The scale-up vs. scale-out decision is not always an either/or situation, explains Sun’s Atwood. “There’s nothing that says when you do a cluster it has to be two processor servers.” Some Sun customers in finance and telecommunications are running clusters of Sun’s big 72-processor servers, he says, and many others are pursuing some variety of what Atwood refers to as “diagonal scaling,” clustering multiple midsize to large servers.

SDI’s Ragas concedes that following a scale-up strategy comes with its own challenges in the Windows environments, where it is not as established. For example, some of the software he runs on the ES7000/one, including the Oracle database and SAS analytics, isn’t tuned to run in a 64-bit Windows environment without customization and workarounds, he says.

On Unix, scaling up makes sense more often than not, says Mark Graham, an independent consultant who specializes in configuration and support of HP Superdome servers. He sees greater potential for virtualization on high-end machines than most companies are willing to embrace, simply because of the value application owners place on having their own separate servers. “It’s really kind of an emotional thing, which is frustrating to someone like me who sees the value in consolidation,” Graham says.
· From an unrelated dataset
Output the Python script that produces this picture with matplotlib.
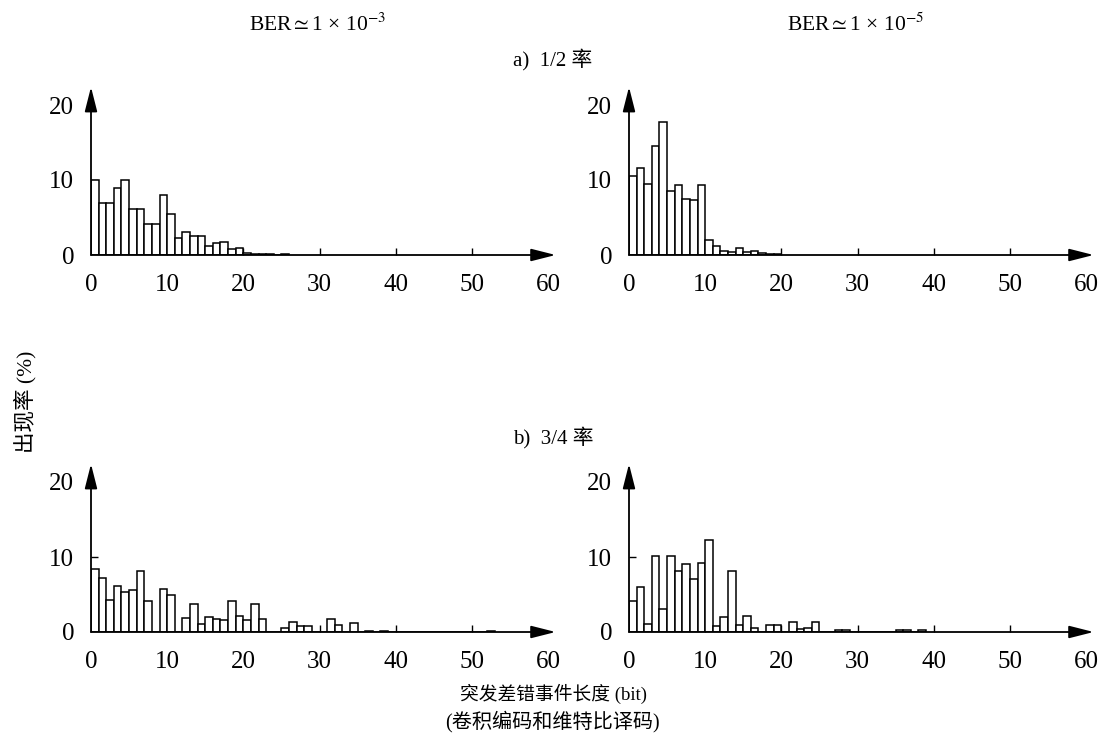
import numpy as np
import matplotlib
matplotlib.use("Agg")
import matplotlib.pyplot as plt

plt.rcParams['font.family'] = ['Liberation Serif', 'Noto Sans CJK SC']
plt.rcParams['mathtext.fontset'] = 'stix'

# burst length histograms (percent per 1-bit bin)
half_ber3 = [10, 7, 7, 9, 10, 6.1, 6.1, 4.1, 4.1, 8, 5.5, 2.3, 3.1, 2.6, 2.6,
             1.2, 1.6, 1.7, 0.8, 0.9, 0.3, 0.2, 0.15, 0.15, 0, 0.15]
half_ber5 = [10.5, 11.6, 9.5, 14.6, 17.8, 8.5, 9.3, 7.5, 7.4, 9.3, 2.0, 1.2,
             0.5, 0.35, 1.0, 0.35, 0.5, 0.27, 0.1, 0.1]
tq_ber3 = [8.4, 7.2, 4.3, 6.1, 5.3, 5.6, 8.1, 4.1, 0, 5.8, 5.0, 0, 1.9, 3.8,
           1.1, 2.0, 1.7, 1.6, 4.2, 2.1, 1.6, 3.7, 1.8, 0, 0, 0.5, 1.4, 0.8,
           0.8, 0, 0, 1.7, 0.9, 0, 1.2, 0, 0.2, 0, 0.15, 0.05, 0.05,
           0, 0, 0, 0, 0, 0, 0, 0, 0, 0, 0, 0.2]
tq_ber5 = [4.2, 6.0, 1.1, 10.2, 3.1, 10.2, 8.1, 9.1, 7.1, 9.2, 12.3, 0.8, 2.0,
           8.2, 0.9, 2.1, 0.5, 0, 0.9, 0.9, 0, 1.3, 0.4, 0.5, 1.3, 0, 0, 0.25,
           0.25, 0, 0, 0, 0, 0, 0, 0.25, 0.25, 0, 0.25]

xticks = [0, 10, 20, 30, 40, 50, 60]
yticks = [0, 10, 20]

W, H = 1106, 747
fig = plt.figure(figsize=(W / 100, H / 100), dpi=100)


def panel(x0, y0, vals):
    # x0: pixel of x=0, y0: pixel row of y=0
    ax = fig.add_axes([x0 / W, (H - y0) / H, 457 / W, 150 / H])
    ax.bar(np.arange(len(vals)), vals, width=1, align='edge',
           color='white', edgecolor='black', linewidth=1.1, zorder=3)
    ax.set_xlim(0, 60)
    ax.set_ylim(0, 20)
    for s in ax.spines.values():
        s.set_visible(False)
    ax.set_xticks(xticks)
    ax.set_yticks(yticks)
    ax.tick_params(direction='in', length=5, width=1, labelsize=18)
    ax.tick_params(axis='x', pad=14)
    ax.tick_params(axis='y', pad=12)
    # no tick marks under the arrow heads / at the origin
    for t in (ax.xaxis.get_major_ticks()[0], ax.xaxis.get_major_ticks()[-1],
              ax.yaxis.get_major_ticks()[0], ax.yaxis.get_major_ticks()[-1]):
        t.tick1line.set_visible(False)
    ap = dict(arrowstyle='-|>,head_length=1.5,head_width=0.38', color='black',
              lw=1.3, shrinkA=0, shrinkB=0, mutation_scale=10)
    ax.annotate('', xy=(61, 0), xytext=(0, 0), arrowprops=ap,
                annotation_clip=False, zorder=4)
    ax.annotate('', xy=(0, 22.4), xytext=(0, 0), arrowprops=ap,
                annotation_clip=False, zorder=4)
    return ax


panel(91, 255, half_ber3)
panel(629, 255, half_ber5)
panel(91, 632, tq_ber3)
panel(629, 632, tq_ber5)


def ftext(x, y, s, **kw):
    fig.text(x / W, 1 - y / H, s, ha='center', va='center', **kw)


ftext(318, 25, r'BER$\simeq$1 × 10$^{-3}$', fontsize=15.5)
ftext(856, 25, r'BER$\simeq$1 × 10$^{-5}$', fontsize=15.5)
ftext(553, 60, 'a)  1/2 率', fontsize=15)
ftext(553, 438, 'b)  3/4 率', fontsize=15)
ftext(25, 402, '出现率 (%)', fontsize=15.5, rotation=90)
ftext(553, 694, '突发差错事件长度 (bit)', fontsize=13.5)
ftext(552, 722, '(卷积编码和维特比译码)', fontsize=14.5)

fig.savefig('out.png', dpi=100)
The company that puts one Superdome in place of a dozen other servers will reap savings in power consumption, data center floor space and administration, Graham says, so the total cost of ownership is likely to be better, despite the premium pricing of a high-end server.

Chris Reavis, director of enterprise infrastructure at wind and geothermal power specialist PPM Energy, believes both scale up and scale out have their place. As a former technical marketing manager at high-end server vendor Silicon Graphics, he has seen the issue from both the vendor and customer sides. In fact, one of his roles at SGI was consulting with customers on horizontal vs. vertical scaling strategies.

“Typically, for the back-end database and anything to do with heavy business logic, compute I/O or data I/O, I tend to go with vertical scaling,” Reavis says. “On the other hand, for front-end commodity computing, it tends to make sense to go with a simple rack-and-stack strategy for Web servers, FTP servers and e-mail servers.”

Reavis says he has seen the horizontal strategy work at operations as big as AOL and Yahoo, and it’s not particularly tough to manage for an organization with some competency in using automated deployment and systems management tools. He also has experienced success using Linux-based grid computing for data analysis.

Reavis has resisted the trend toward server virtualization and consolidation, considering it simpler to run applications on individual servers than to deal with the complexities of virtualization.

“I work with a lot of third-party code that may or may not play well with others, so I don’t want to mess around,” he says. “It’s just not worth the business risk. But for things like Oracle or our e-business applications, I go with scale up.”

For Reavis’ midsize enterprise at PPM Energy, four-socket Dell servers with quad-core Intel processors provide plenty of computing power. Even having worked for a vendor of high-end server hardware—and seen the value it brought to the financial services and scientific computing applications where it was employed—he concluded it would be overkill for PPM.

“If I were in banking or insurance, I would take a totally different approach,” Reavis says. “In some ways, we’re a little closer to a Yahoo, where we can afford to throw away a front-end box that dies.”